Arziyaan == Requests
Sung by Kailash Kher and Javed Ali
Citizen_X
@Villago Delenda Est:
Fixed.
Major Major Major Major
@Gvg: Yeah, his dad is definitely a very big portion of the situation here.
Schlemazel
@schrodinger’s cat:
Thanks for the link btw – I have just let youtube run and been enjoying to tunes, not a klincker so far!
Timurid
@schrodinger’s cat:
5 minute explanation:
Sharia law is a legal code based on religious sources (the Quran, hadith, commentaries on same) and compiled and adjudicated by members of the clergy. It covers family law, civil law and lesser criminal offenses (especially crimes against property). There are four major schools of Islamic law, so the content and scope of sharia law varied in different jurisdictions.
Qanun (from the same root as ‘canon’) law was state law, enforced by the ruler and his agents. It was often influenced by religious doctrine and sharia law, but it was mostly compiled (depending on locality) from earlier Arab,Turkish or Mongol laws and traditions and from Roman, Persian and Chinese legal codes… or from any combination of these. It addressed more serious criminal offenses as well as state policies and regulations, covering everything from taxation to diplomacy and war.
Whenever the two codes conflicted, qanun always took precedent over sharia… because the state and the ruler were the final authority in any legal dispute. Theocracies were exceedingly rare in Muslim history. If and when they occurred, they were almost always led by Shia or members of some related sect. The dominant Sunni Muslim denomination understood a clear separation between religious and secular authority, and almost all Sunni states respected that distinction. Sharia law was not the law of the land.

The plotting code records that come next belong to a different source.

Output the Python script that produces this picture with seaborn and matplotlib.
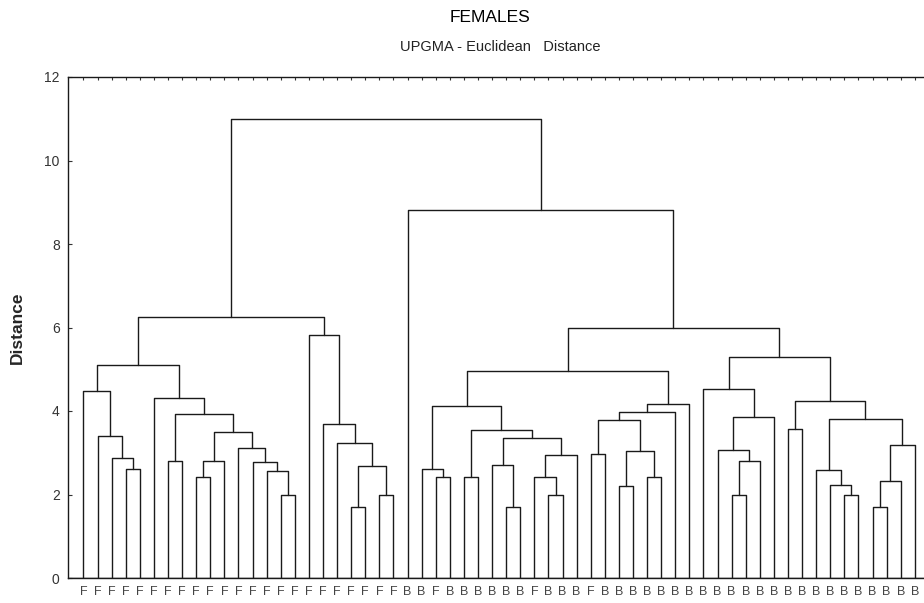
import numpy as np
import pandas as pd
import matplotlib
matplotlib.use("Agg")
import matplotlib.pyplot as plt
import seaborn as sns

# ---- data -------------------------------------------------------------
leaf_labels = list("FFFFFFFFFFFFFFFFFFFFFFF" "BBFBBBBBBFBBBF" "BBBBBBBBBBBBBBBBBBBBBBB")

# merges in order: (child_a, child_b, height); leaves are 0..59, merge k gets id 60+k
merge_a = [3, 2, 1, 0,
           6, 8, 65, 14, 13, 12, 11, 66, 64, 5, 63,
           19, 21, 75, 18, 17, 16, 74,
           25, 24, 27, 30, 29, 33, 32, 88, 86, 84, 83,
           36, 38, 40, 94, 93, 97, 98, 92,
           46, 101, 45, 103, 44,
           50, 54, 53, 52, 56, 110, 111, 109, 106, 105,
           100, 23, 81]
merge_b = [4, 60, 61, 62,
           7, 9, 10, 15, 67, 68, 69, 70, 71, 72, 73,
           20, 22, 76, 77, 78, 79, 80,
           26, 82, 28, 31, 85, 34, 87, 35, 89, 90, 91,
           37, 39, 41, 95, 96, 42, 43, 99,
           47, 48, 102, 49, 104,
           51, 55, 107, 108, 57, 58, 59, 112, 113, 114,
           115, 116, 117]
merge_height = [2.61, 2.87, 3.39, 4.49,
                2.80, 2.43, 2.80, 1.99, 2.56, 2.79, 3.11, 3.50, 3.94, 4.30, 5.10,
                1.69, 1.99, 2.69, 3.24, 3.70, 5.82, 6.25,
                2.43, 2.60, 2.43, 1.70, 2.71, 1.98, 2.43, 2.95, 3.36, 3.54, 4.13,
                2.97, 2.21, 2.43, 3.03, 3.78, 3.98, 4.17, 4.96,
                1.98, 2.80, 3.06, 3.86, 4.52,
                3.57, 1.98, 2.22, 2.59, 1.71, 2.32, 3.18, 3.81, 4.25, 5.29,
                5.99, 8.81, 11.00]
y_ticks = [0, 2, 4, 6, 8, 10, 12]

# ---- build dendrogram segments from the tree ---------------------------
n = len(leaf_labels)
xpos = {i: float(i) for i in range(n)}
ypos = {i: 0.0 for i in range(n)}
rows = []
for k, (a, b, h) in enumerate(zip(merge_a, merge_b, merge_height)):
    nid = n + k
    xs = [xpos[a], xpos[a], xpos[b], xpos[b]]
    ys = [ypos[a], h, h, ypos[b]]
    for j, (xx, yy) in enumerate(zip(xs, ys)):
        rows.append({"seg": nid, "order": j, "x": xx, "y": yy})
    xpos[nid] = (xpos[a] + xpos[b]) / 2.0
    ypos[nid] = h
df = pd.DataFrame(rows)

# ---- plot ------------------------------------------------------------
sns.set_style("ticks")
plt.rcParams["font.family"] = ["Liberation Sans", "DejaVu Sans"]

fig = plt.figure(figsize=(9.24, 6.03), dpi=100)
px = 14.09  # pixels per leaf
x_lo, x_hi = -1.1, 60.0
ax = fig.add_axes([68 / 924, (603 - 578) / 603,
                   (x_hi - x_lo) * px / 924, (578 - 77) / 603])

sns.lineplot(data=df, x="x", y="y", units="seg", estimator=None, sort=False,
             color="#1a1a1a", linewidth=1.0, ax=ax, legend=False)

# baseline
ax.axhline(0, color="#1a1a1a", lw=1.0)

ax.set_xlim(x_lo, x_hi)
ax.set_ylim(0, 12)
ax.set_yticks(y_ticks)
ax.set_yticklabels([str(v) for v in y_ticks], fontsize=10, color="#333333")
ax.set_xticks(range(n))
ax.set_xticklabels(leaf_labels, fontsize=9, color="#444444")
ax.tick_params(axis="x", top=True, bottom=False, labelbottom=True,
               direction="in", length=2.5, width=0.8, color="#333333", pad=6)
ax.tick_params(axis="y", left=True, direction="in", length=3, width=0.8,
               color="#333333", pad=6)
for s in ["left", "top", "bottom"]:
    ax.spines[s].set_color("#1a1a1a")
    ax.spines[s].set_linewidth(1.0)
ax.spines["right"].set_visible(False)
ax.set_xlabel("")
ax.set_ylabel("Distance", fontsize=12.5, fontweight="bold", labelpad=14)

fig.text(490 / 924, 1 - 18 / 603, "FEMALES", ha="center", va="center",
         fontsize=12.5, color="black")
fig.text(500 / 924, 1 - 47 / 603, "UPGMA - Euclidean   Distance", ha="center",
         va="center", fontsize=10.5, color="#222222")

fig.savefig("out.png", dpi=100)
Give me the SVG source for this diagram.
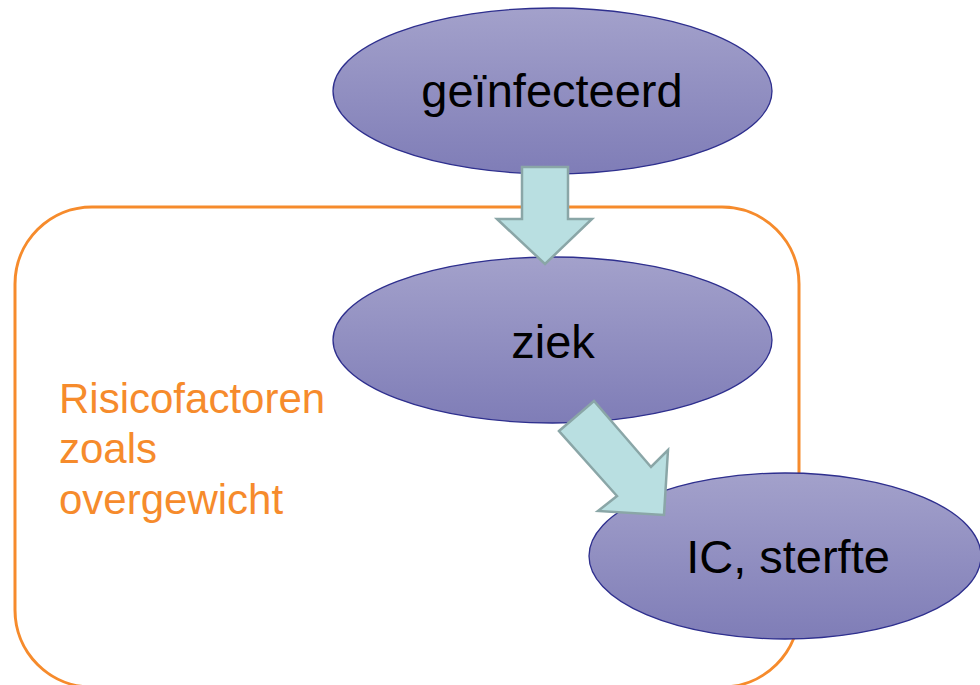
<svg xmlns="http://www.w3.org/2000/svg" width="980" height="685" viewBox="0 0 980 685">
  <defs>
    <linearGradient id="ellGrad" x1="0" y1="0" x2="0" y2="1">
      <stop offset="0" stop-color="#a3a1cb"/>
      <stop offset="1" stop-color="#7f7db7"/>
    </linearGradient>
  </defs>
  <style>
    .node ellipse { fill: url(#ellGrad); stroke: #2e2f8e; stroke-width: 1.3; }
    .node text { font-family: "Liberation Sans", Arial, sans-serif; font-size: 47px; fill: #000; text-anchor: middle; }
    .arrow { fill: #b9dfe1; stroke: #8aa6a7; stroke-width: 2.5; stroke-linejoin: miter; }
    .risk { fill: none; stroke: #f68b2c; stroke-width: 3; }
    .risktext { font-family: "Liberation Sans", Arial, sans-serif; font-size: 42px; fill: #f68b2c; }
  </style>

  <g id="risk-group">
    <rect class="risk" x="15" y="207" width="784" height="480" rx="77" ry="77"/>
    <text class="risktext" x="59" y="413">Risicofactoren</text>
    <text class="risktext" x="59" y="463.4">zoals</text>
    <text class="risktext" x="59" y="513.8">overgewicht</text>
  </g>

  <g id="node-geinfecteerd" class="node">
    <ellipse cx="552.5" cy="91" rx="219.5" ry="83"/>
    <text x="552" y="107">geïnfecteerd</text>
  </g>

  <g id="node-ziek" class="node">
    <ellipse cx="552.5" cy="340" rx="219.5" ry="83"/>
    <text x="553" y="358">ziek</text>
  </g>

  <g id="node-ic-sterfte" class="node">
    <ellipse cx="785" cy="556" rx="196" ry="83"/>
    <text x="788" y="573">IC, sterfte</text>
  </g>

  <g id="connectors">
    <polygon class="arrow" points="522,167 568,167 568,219 592,219 545,264 497,219 522,219"/>
    <polygon class="arrow" points="559,431 594,401 651,467 668,450 664,515 598,511 617,496"/>
  </g>
</svg>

That’s how it worked in the pre-modern Muslim world (what Islamists supposedly want to return to). In most modern Muslim states the scope of sharia law is even more limited, if it has any legal authority at all…
Roger Moore
@singfoom:
That’s not reassuring to people who want to break down that prohibition so they can install their own religious law. The people bleating loudest about Sharia aren’t unhappy because it’s religious law, they’re unhappy because it’s the wrong religious law.
schrodinger's cat
@Schlemazel: I am glad you like it. Love both Sufi music and Bhakti music, mystical traditions in Hinduism and Islam respectively. There is a fair bit of overlap. Though I am not particularly religious, I find it calming.
schrodinger's cat
@Timurid: Thanks for the explanation. BTW Kanoon is law in Hindi/Urdu too.
sukabi
@Roger Moore: yep, same ones that claim the US is a christian nation, and our laws are based on biblical law.
jonas
@Timurid:
This is a really key point for people to understand: the “political Islam” of the last 50 years that has sought to make Sharia (in its Hanbali/Salafist/Wahabist form) the foundation of some utopian Islamic state is a completely modern phenomenon. They imagine that this is how things were during the Rashidun caliphate, but that’s pure ideological revisionism. When people observe that ISIS is trying to impose a “medieval” form of Islam, my response is: “if only!”
jonas
@Roger Moore: Yup. There’s actually a not-insignificant movement on the margins of Christian fundamentalism known as Dominionism that seeks to replace the US Constitution with Old Testament-style religious law — stoning adulterers, burning witches, the works.